Gratuitous Self-Congratulations

Crossing the finish line at the Tour de Cure

Crossing the finish line at the Tour de Cure

I know it’s a business blog and this may hold no interest for you whatsoever, but it’s my blog and you might get some motivation from this, so here goes.

On Saturday my son, Tim and I took part in a 50 mile bicycle event called the Tour de Cure.  It was a fundraiser for the American Diabetes Association.  It took us about four hours to actually ride the 50 miles plus another hour or so for the rest stops.  Tim could have finished faster, but he let his old man hold him back.  Still, I’m happy to say that even though we got about a 30 minute late start, we still finished ahead of some younger riders.

Not finishing last may not seem like much of a goal, but for a first effort I’m not complaining.  Some folks, again some much younger than me, didn’t even finish.

The course is much hillier than I’m used to (Next year I’ll know better and train better.) and there was a serious head-wind for the last twenty miles or so.  The ride was one of the more difficult physical challenges I’ve ever tackled.  At the end, I was beat but glad I’d made the effort.

Here’s the part where I’ll try to turn this into an inspirational post.
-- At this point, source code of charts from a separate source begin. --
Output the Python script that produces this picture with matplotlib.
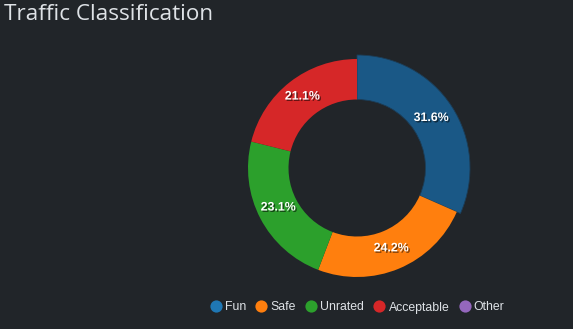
import matplotlib
matplotlib.use("Agg")
import matplotlib.pyplot as plt
import matplotlib.patheffects as pe
from matplotlib.lines import Line2D
import numpy as np

# Traffic classification shares (percent)
categories = ["Fun", "Safe", "Unrated", "Acceptable", "Other"]
values = [31.6, 24.2, 23.1, 21.1, 0.0]
colors = ["#1f77b4", "#ff7f0e", "#2ca02c", "#d62728", "#9467bd"]
highlight_color = "#1a5886"  # active (hovered) segment shade
title = "Traffic Classification"

BG = "#212529"
TXT = "#dee2e6"
W, H = 573, 329

fig = plt.figure(figsize=(W / 100, H / 100), dpi=100, facecolor=BG)
ax = fig.add_axes([0, 0, 1, 1])
ax.set_facecolor(BG)
ax.set_xlim(0, W)
ax.set_ylim(0, H)
ax.set_aspect("equal")
ax.axis("off")

cx, cy = 357, H - 168
r_out, r_in = 109, 68.5

wedges, _ = ax.pie(values, colors=colors, startangle=90, counterclock=False,
                   center=(cx, cy), radius=r_out,
                   wedgeprops=dict(width=r_out - r_in, linewidth=0))
ax.set_xlim(0, W)
ax.set_ylim(0, H)

# enlarge and darken the active segment
active = wedges[0]
active.set_radius(113)
active.set_width(113 - r_in)
active.set_facecolor(highlight_color)
active.set_edgecolor("#1b3d57")
active.set_linewidth(0.6)

# percentage labels at the middle of the ring
total = sum(values)
shadow = [pe.SimplePatchShadow(offset=(1, -1), shadow_rgbFace="black", alpha=0.55), pe.Normal()]
start = 90.0
r_mid = (r_out + r_in) / 2
for v in values:
    sweep = 360.0 * v / total
    if v > 0:
        mid = np.deg2rad(start - sweep / 2)
        ax.text(cx + r_mid * np.cos(mid), cy + r_mid * np.sin(mid) + 1.5,
                f"{v:.1f}%", color="white", fontsize=8.9, fontweight="bold",
                family="Liberation Sans", ha="center", va="center",
                path_effects=shadow)
    start -= sweep

fig.text(4 / W, 1 - 15 / H, title, color=TXT, fontsize=16.2,
         family="Open Sans", ha="left", va="center")

handles = [Line2D([], [], marker="o", linestyle="none", markersize=8.8,
                  markerfacecolor=c, markeredgewidth=0) for c in colors]
leg = fig.legend(handles, categories, loc="center", ncol=5,
                 bbox_to_anchor=(357 / W, 1 - 307.5 / H),
                 frameon=False, handletextpad=0.25, columnspacing=0.75,
                 handlelength=1.0, prop=dict(family="Liberation Sans", size=8.8))
for t in leg.get_texts():
    t.set_color(TXT)

fig.savefig("out.png", dpi=100, facecolor=BG)
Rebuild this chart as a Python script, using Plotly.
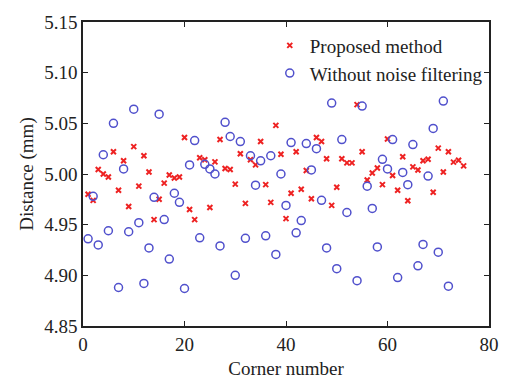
import plotly.graph_objects as go

# Proposed method (red crosses), corner numbers 1..75
prop_x = list(range(1, 76))
prop_y = [4.980, 4.974, 5.0045, 5.000, 4.997, 5.022, 4.984, 5.013, 4.968, 5.027,
          4.988, 5.018, 5.002, 4.955, 4.975, 4.991, 4.999, 4.996, 4.997, 5.036,
          4.965, 4.955, 5.016, 5.014, 4.967, 5.012, 5.034, 5.0055, 5.0045, 4.990,
          5.020, 4.971, 5.014, 5.009, 5.032, 4.9895, 4.972, 5.048, 5.0195, 4.956,
          4.981, 5.022, 4.985, 5.0035, 4.9755, 5.036, 5.032, 5.015, 4.969, 4.987,
          5.015, 5.011, 5.011, 5.0685, 5.022, 4.994, 5.001, 5.006, 4.9895, 5.0345,
          4.9986, 4.984, 5.017, 4.9736, 5.007, 5.004, 5.013, 5.0145, 4.982, 5.0255,
          5.002, 5.022, 5.0117, 5.0136, 5.008]

# Without noise filtering (blue circles)
raw_x = [1, 2, 3, 4, 5, 6, 7, 8, 9, 10, 11, 12, 13, 14, 15, 16, 17, 18, 19, 20,
         21, 22, 23, 24, 25, 26, 27, 28, 29, 30, 31, 32, 33, 34, 35, 36, 37, 38, 39, 40,
         41, 42, 43, 44, 45, 46, 47, 48, 49, 50, 51, 52, 54, 55, 56, 57, 58, 59, 60,
         61, 62, 63, 64, 65, 66, 67, 68, 69, 70, 71, 72]
raw_y = [4.936, 4.978, 4.930, 5.019, 4.944, 5.050, 4.888, 5.005, 4.943, 5.064,
         4.952, 4.892, 4.927, 4.977, 5.059, 4.955, 4.916, 4.981, 4.972, 4.887,
         5.009, 5.033, 4.937, 5.0095, 5.005, 5.000, 4.929, 5.051, 5.037, 4.900,
         5.032, 4.9365, 5.018, 4.989, 5.013, 4.939, 5.018, 4.9206, 5.000, 4.969,
         5.031, 4.942, 4.954, 5.030, 5.004, 5.025, 4.974, 4.927, 5.070, 4.9066,
         5.034, 4.962, 4.8947, 5.067, 4.988, 4.966, 4.928, 5.0145, 5.005,
         5.034, 4.8978, 5.0015, 4.9895, 5.029, 4.9094, 4.9305, 4.998, 5.045, 4.9228, 5.072, 4.8893]

x_ticks = [0, 20, 40, 60, 80]
y_ticks = [4.85, 4.90, 4.95, 5.00, 5.05, 5.10, 5.15]
y_tick_text = ["4.85", "4.90", "4.95", "5.00", "5.05", "5.10", "5.15"]

FONT = "Liberation Serif"

fig = go.Figure()
fig.add_trace(go.Scatter(
    x=prop_x, y=prop_y, mode="markers", name="Proposed method",
    marker=dict(symbol="x-thin", size=5, color="#ee2222",
                line=dict(width=2, color="#ee2222")),
))
fig.add_trace(go.Scatter(
    x=raw_x, y=raw_y, mode="markers", name="Without noise filtering",
    marker=dict(symbol="circle-open", size=8, color="#5050cc",
                line=dict(width=1.5, color="#5050cc")),
))

axis_common = dict(
    showline=True, linecolor="#222222", linewidth=1.5, mirror="ticks",
    ticks="inside", ticklen=5, tickcolor="#222222", tickwidth=1,
    showgrid=False, zeroline=False,
    tickfont=dict(family=FONT, size=19, color="#222222"),
)

fig.update_layout(
    width=511, height=388,
    margin=dict(l=83, r=20, t=20, b=51),
    paper_bgcolor="white", plot_bgcolor="white",
    font=dict(family=FONT, size=19, color="#222222"),
    showlegend=True,
    legend=dict(x=0.46, y=0.985, xanchor="left", yanchor="top",
                bgcolor="rgba(0,0,0,0)", borderwidth=0,
                font=dict(family=FONT, size=19, color="#222222"),
                itemwidth=30, tracegroupgap=0),
    xaxis=dict(range=[0, 80], tickvals=x_ticks,
               title=dict(text="Corner number", standoff=8,
                          font=dict(family=FONT, size=19, color="#222222")),
               **axis_common),
    yaxis=dict(range=[4.85, 5.15], tickvals=y_ticks, ticktext=y_tick_text,
               title=dict(text="Distance (mm)", standoff=6,
                          font=dict(family=FONT, size=19, color="#222222")),
               **axis_common),
)

fig.write_html("out.html")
I know that a lot of people didn’t think I would make it.  I had a few doubts myself.  But you’re never going to expand your horizons if you don’t try some new things.  Whether you want to grow your business, improve your health, or take on a new hobby, your success depends on your determination.

The fact that you’re in business tells me that you’re not afraid of a challenge.  Every day brings something new to tackle.  Your success, or lack thereof, depends on just one thing.  And that’s you.  If a 60 year old guy with diabetes can ride 50 miles in less time than some folks half my age, anything’s possible. Don’t let anyone tell you otherwise.

If you’re interested, there are some additonal pictures on my Facebook page.

2 Responses

  1. Congrats! Old guys rock! Seriously, nice job on the ride and helping to fund a cure.

  2. Doug,

    It’s great to hear from you.

    It doesn’t happen often, but once in a while it’s nice to be able to say “In your face, kid”. Seriously, I admire anyone who puts forth the effort to do something out of the ordinary.

    There was a guy at the ride wearing a diabetic jersey who must have weighed 300 pounds. He was riding a fat-tired bike with a basket on the front. I thought there was no way this guy was going to go five miles. But every time we stopped at a rest stop, there he was. And I thought, good for him! He finished behind me, but he did finish.

    Nothing’s impossible with the right attitude and a bunch of persistence.